Instructions for the task: Repeat each entry as written and leave the images out of the copy.

Material for this exercise:

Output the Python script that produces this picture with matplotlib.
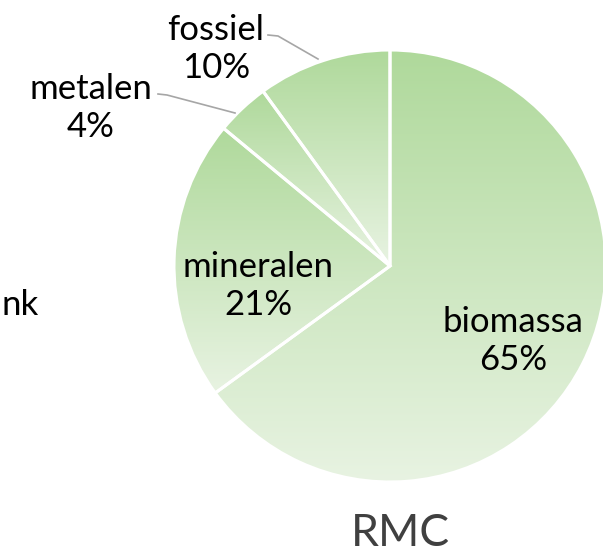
import matplotlib.pyplot as plt
import matplotlib.colors as mcolors
import numpy as np

plt.rcParams['font.family'] = ['Lato', 'DejaVu Sans']

labels = ['biomassa', 'mineralen', 'metalen', 'fossiel']
shares = [65, 21, 4, 10]
title = 'RMC'

W, H = 603, 557
TOP = '#afd99b'
BOTTOM = '#e8f3e2'

fig = plt.figure(figsize=(W / 100, H / 100), dpi=100)
ax = fig.add_axes([0, 0, 1, 1])

# centre / radius in pixel units (y up)
cx, cy, r = 390, H - 266, 216
wedges, _ = ax.pie(shares, startangle=90, counterclock=False, center=(cx, cy),
                   radius=r, frame=True,
                   wedgeprops=dict(facecolor='none', edgecolor='white', linewidth=2.2))

cmap = mcolors.LinearSegmentedColormap.from_list('g', [BOTTOM, TOP])
grad = np.linspace(0, 1, 256).reshape(-1, 1)
for w in wedges:
    w.set_zorder(3)
    bb = w.get_path().get_extents(w.get_patch_transform())
    im = ax.imshow(grad, cmap=cmap, aspect='auto', origin='lower',
                   extent=[bb.x0, bb.x1, bb.y0, bb.y1], zorder=1,
                   interpolation='bicubic')
    im.set_clip_path(w)

ax.set_xlim(0, W)
ax.set_ylim(0, H)
ax.set_aspect('auto')
ax.axis('off')

fs = 25
txt = dict(fontsize=fs, ha='center', va='center', color='black', linespacing=1.25)
ax.text(513, H - 341, f'{labels[0]}\n{shares[0]}%', **txt)
ax.text(258, H - 286, f'{labels[1]}\n{shares[1]}%', **txt)
ax.text(91, H - 108, f'{labels[2]}\n{shares[2]}%', **txt)
ax.text(216, H - 49, f'{labels[3]}\n{shares[3]}%', **txt)

# leader lines
ax.plot([158, 167, 235], [H - 94, H - 95, H - 113], color='#a6a6a6', lw=1.2, zorder=4)
ax.plot([268, 278, 318], [H - 35, H - 36, H - 59], color='#a6a6a6', lw=1.2, zorder=4)

# partial label from neighbouring chart
ax.text(1, H - 305, 'nk', fontsize=fs, ha='left', va='center', color='black')

ax.text(400, H - 533, title, fontsize=32, ha='center', va='center', color='#404040')

fig.savefig('out.png', dpi=100)
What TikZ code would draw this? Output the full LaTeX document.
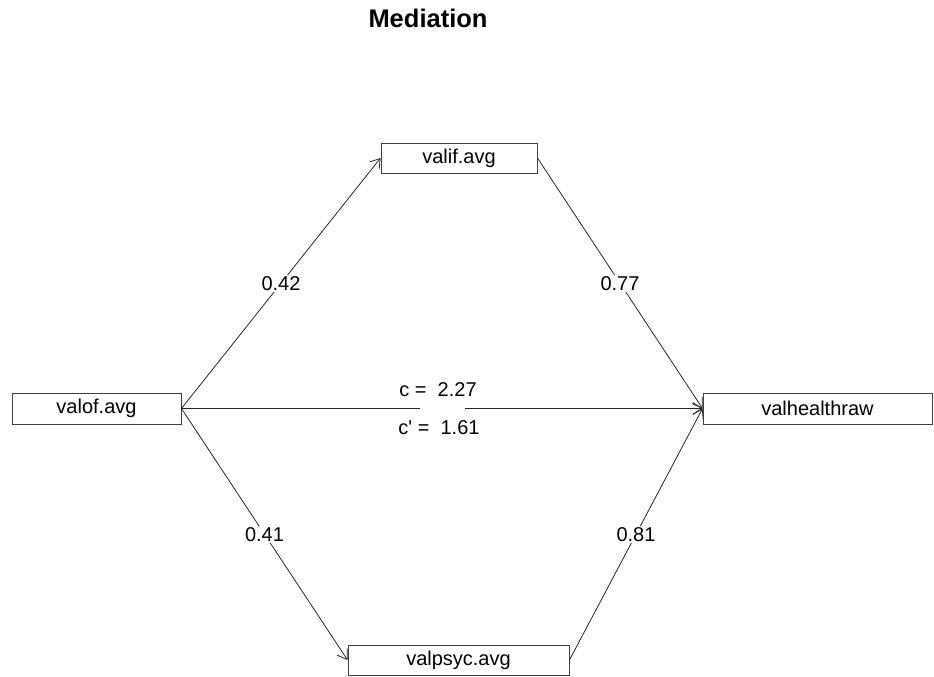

Result below:
Output the Python script that produces this picture with matplotlib.
import matplotlib.pyplot as plt
import matplotlib.colors as mcolors
import numpy as np

plt.rcParams['font.family'] = ['Lato', 'DejaVu Sans']

labels = ['biomassa', 'mineralen', 'metalen', 'fossiel']
shares = [65, 21, 4, 10]
title = 'RMC'

W, H = 603, 557
TOP = '#afd99b'
BOTTOM = '#e8f3e2'

fig = plt.figure(figsize=(W / 100, H / 100), dpi=100)
ax = fig.add_axes([0, 0, 1, 1])

# centre / radius in pixel units (y up)
cx, cy, r = 390, H - 266, 216
wedges, _ = ax.pie(shares, startangle=90, counterclock=False, center=(cx, cy),
                   radius=r, frame=True,
                   wedgeprops=dict(facecolor='none', edgecolor='white', linewidth=2.2))

cmap = mcolors.LinearSegmentedColormap.from_list('g', [BOTTOM, TOP])
grad = np.linspace(0, 1, 256).reshape(-1, 1)
for w in wedges:
    w.set_zorder(3)
    bb = w.get_path().get_extents(w.get_patch_transform())
    im = ax.imshow(grad, cmap=cmap, aspect='auto', origin='lower',
                   extent=[bb.x0, bb.x1, bb.y0, bb.y1], zorder=1,
                   interpolation='bicubic')
    im.set_clip_path(w)

ax.set_xlim(0, W)
ax.set_ylim(0, H)
ax.set_aspect('auto')
ax.axis('off')

fs = 25
txt = dict(fontsize=fs, ha='center', va='center', color='black', linespacing=1.25)
ax.text(513, H - 341, f'{labels[0]}\n{shares[0]}%', **txt)
ax.text(258, H - 286, f'{labels[1]}\n{shares[1]}%', **txt)
ax.text(91, H - 108, f'{labels[2]}\n{shares[2]}%', **txt)
ax.text(216, H - 49, f'{labels[3]}\n{shares[3]}%', **txt)

# leader lines
ax.plot([158, 167, 235], [H - 94, H - 95, H - 113], color='#a6a6a6', lw=1.2, zorder=4)
ax.plot([268, 278, 318], [H - 35, H - 36, H - 59], color='#a6a6a6', lw=1.2, zorder=4)

# partial label from neighbouring chart
ax.text(1, H - 305, 'nk', fontsize=fs, ha='left', va='center', color='black')

ax.text(400, H - 533, title, fontsize=32, ha='center', va='center', color='#404040')

fig.savefig('out.png', dpi=100)
What TikZ code would draw this? Output the full LaTeX document.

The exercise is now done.